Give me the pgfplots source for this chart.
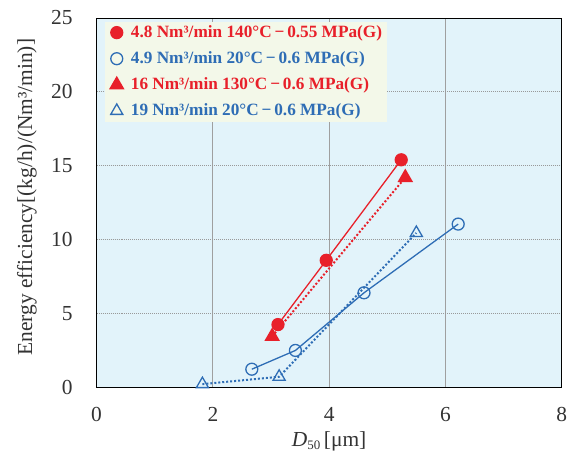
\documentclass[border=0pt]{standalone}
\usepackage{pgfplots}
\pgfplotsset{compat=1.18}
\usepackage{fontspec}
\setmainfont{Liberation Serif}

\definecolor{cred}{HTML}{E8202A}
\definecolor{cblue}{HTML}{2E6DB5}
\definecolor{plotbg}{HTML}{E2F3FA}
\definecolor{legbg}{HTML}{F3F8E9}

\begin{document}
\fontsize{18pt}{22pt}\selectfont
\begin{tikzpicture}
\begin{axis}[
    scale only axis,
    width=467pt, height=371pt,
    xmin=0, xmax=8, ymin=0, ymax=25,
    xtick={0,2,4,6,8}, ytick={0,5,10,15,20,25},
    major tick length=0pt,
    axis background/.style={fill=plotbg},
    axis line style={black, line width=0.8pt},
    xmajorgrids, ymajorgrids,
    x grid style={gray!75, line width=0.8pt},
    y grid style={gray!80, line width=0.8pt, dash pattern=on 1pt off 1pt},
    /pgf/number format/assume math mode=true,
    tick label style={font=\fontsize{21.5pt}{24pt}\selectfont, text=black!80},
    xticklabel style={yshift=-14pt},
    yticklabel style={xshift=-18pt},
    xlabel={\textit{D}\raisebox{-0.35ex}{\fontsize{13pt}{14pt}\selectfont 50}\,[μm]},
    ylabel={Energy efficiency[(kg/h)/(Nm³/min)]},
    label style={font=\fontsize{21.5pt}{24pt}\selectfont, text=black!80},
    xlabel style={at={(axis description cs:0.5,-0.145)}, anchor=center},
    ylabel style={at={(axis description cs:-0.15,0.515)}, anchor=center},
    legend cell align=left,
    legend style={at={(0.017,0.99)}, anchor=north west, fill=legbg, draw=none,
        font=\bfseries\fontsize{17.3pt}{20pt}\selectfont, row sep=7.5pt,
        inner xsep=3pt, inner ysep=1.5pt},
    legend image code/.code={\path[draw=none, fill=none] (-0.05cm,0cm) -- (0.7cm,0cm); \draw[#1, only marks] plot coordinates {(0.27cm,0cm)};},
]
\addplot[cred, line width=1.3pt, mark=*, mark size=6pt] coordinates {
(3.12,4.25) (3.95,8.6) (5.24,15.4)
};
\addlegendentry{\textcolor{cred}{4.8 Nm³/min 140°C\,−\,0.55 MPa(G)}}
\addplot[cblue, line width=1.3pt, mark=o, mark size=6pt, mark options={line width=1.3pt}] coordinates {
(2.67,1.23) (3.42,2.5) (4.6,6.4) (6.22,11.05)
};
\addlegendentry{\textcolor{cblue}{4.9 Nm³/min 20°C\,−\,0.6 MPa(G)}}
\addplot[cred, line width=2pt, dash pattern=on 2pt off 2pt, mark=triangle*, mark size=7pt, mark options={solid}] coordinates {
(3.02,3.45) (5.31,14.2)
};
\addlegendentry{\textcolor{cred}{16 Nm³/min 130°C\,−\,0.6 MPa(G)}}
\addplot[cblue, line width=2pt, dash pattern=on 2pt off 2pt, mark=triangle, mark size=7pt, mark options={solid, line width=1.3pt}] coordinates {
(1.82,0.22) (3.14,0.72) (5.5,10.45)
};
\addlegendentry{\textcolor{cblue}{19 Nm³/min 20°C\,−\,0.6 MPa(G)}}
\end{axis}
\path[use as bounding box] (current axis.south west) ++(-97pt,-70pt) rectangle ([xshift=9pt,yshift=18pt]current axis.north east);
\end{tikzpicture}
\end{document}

..........

Task brief | Quote the material word for word, dropping any images it holds.

Output of the task |
Give me the pgfplots source for this chart.
\documentclass[border=0pt]{standalone}
\usepackage{pgfplots}
\pgfplotsset{compat=1.18}
\usepackage{fontspec}
\setmainfont{Liberation Serif}

\definecolor{cred}{HTML}{E8202A}
\definecolor{cblue}{HTML}{2E6DB5}
\definecolor{plotbg}{HTML}{E2F3FA}
\definecolor{legbg}{HTML}{F3F8E9}

\begin{document}
\fontsize{18pt}{22pt}\selectfont
\begin{tikzpicture}
\begin{axis}[
    scale only axis,
    width=467pt, height=371pt,
    xmin=0, xmax=8, ymin=0, ymax=25,
    xtick={0,2,4,6,8}, ytick={0,5,10,15,20,25},
    major tick length=0pt,
    axis background/.style={fill=plotbg},
    axis line style={black, line width=0.8pt},
    xmajorgrids, ymajorgrids,
    x grid style={gray!75, line width=0.8pt},
    y grid style={gray!80, line width=0.8pt, dash pattern=on 1pt off 1pt},
    /pgf/number format/assume math mode=true,
    tick label style={font=\fontsize{21.5pt}{24pt}\selectfont, text=black!80},
    xticklabel style={yshift=-14pt},
    yticklabel style={xshift=-18pt},
    xlabel={\textit{D}\raisebox{-0.35ex}{\fontsize{13pt}{14pt}\selectfont 50}\,[μm]},
    ylabel={Energy efficiency[(kg/h)/(Nm³/min)]},
    label style={font=\fontsize{21.5pt}{24pt}\selectfont, text=black!80},
    xlabel style={at={(axis description cs:0.5,-0.145)}, anchor=center},
    ylabel style={at={(axis description cs:-0.15,0.515)}, anchor=center},
    legend cell align=left,
    legend style={at={(0.017,0.99)}, anchor=north west, fill=legbg, draw=none,
        font=\bfseries\fontsize{17.3pt}{20pt}\selectfont, row sep=7.5pt,
        inner xsep=3pt, inner ysep=1.5pt},
    legend image code/.code={\path[draw=none, fill=none] (-0.05cm,0cm) -- (0.7cm,0cm); \draw[#1, only marks] plot coordinates {(0.27cm,0cm)};},
]
\addplot[cred, line width=1.3pt, mark=*, mark size=6pt] coordinates {
(3.12,4.25) (3.95,8.6) (5.24,15.4)
};
\addlegendentry{\textcolor{cred}{4.8 Nm³/min 140°C\,−\,0.55 MPa(G)}}
\addplot[cblue, line width=1.3pt, mark=o, mark size=6pt, mark options={line width=1.3pt}] coordinates {
(2.67,1.23) (3.42,2.5) (4.6,6.4) (6.22,11.05)
};
\addlegendentry{\textcolor{cblue}{4.9 Nm³/min 20°C\,−\,0.6 MPa(G)}}
\addplot[cred, line width=2pt, dash pattern=on 2pt off 2pt, mark=triangle*, mark size=7pt, mark options={solid}] coordinates {
(3.02,3.45) (5.31,14.2)
};
\addlegendentry{\textcolor{cred}{16 Nm³/min 130°C\,−\,0.6 MPa(G)}}
\addplot[cblue, line width=2pt, dash pattern=on 2pt off 2pt, mark=triangle, mark size=7pt, mark options={solid, line width=1.3pt}] coordinates {
(1.82,0.22) (3.14,0.72) (5.5,10.45)
};
\addlegendentry{\textcolor{cblue}{19 Nm³/min 20°C\,−\,0.6 MPa(G)}}
\end{axis}
\path[use as bounding box] (current axis.south west) ++(-97pt,-70pt) rectangle ([xshift=9pt,yshift=18pt]current axis.north east);
\end{tikzpicture}
\end{document}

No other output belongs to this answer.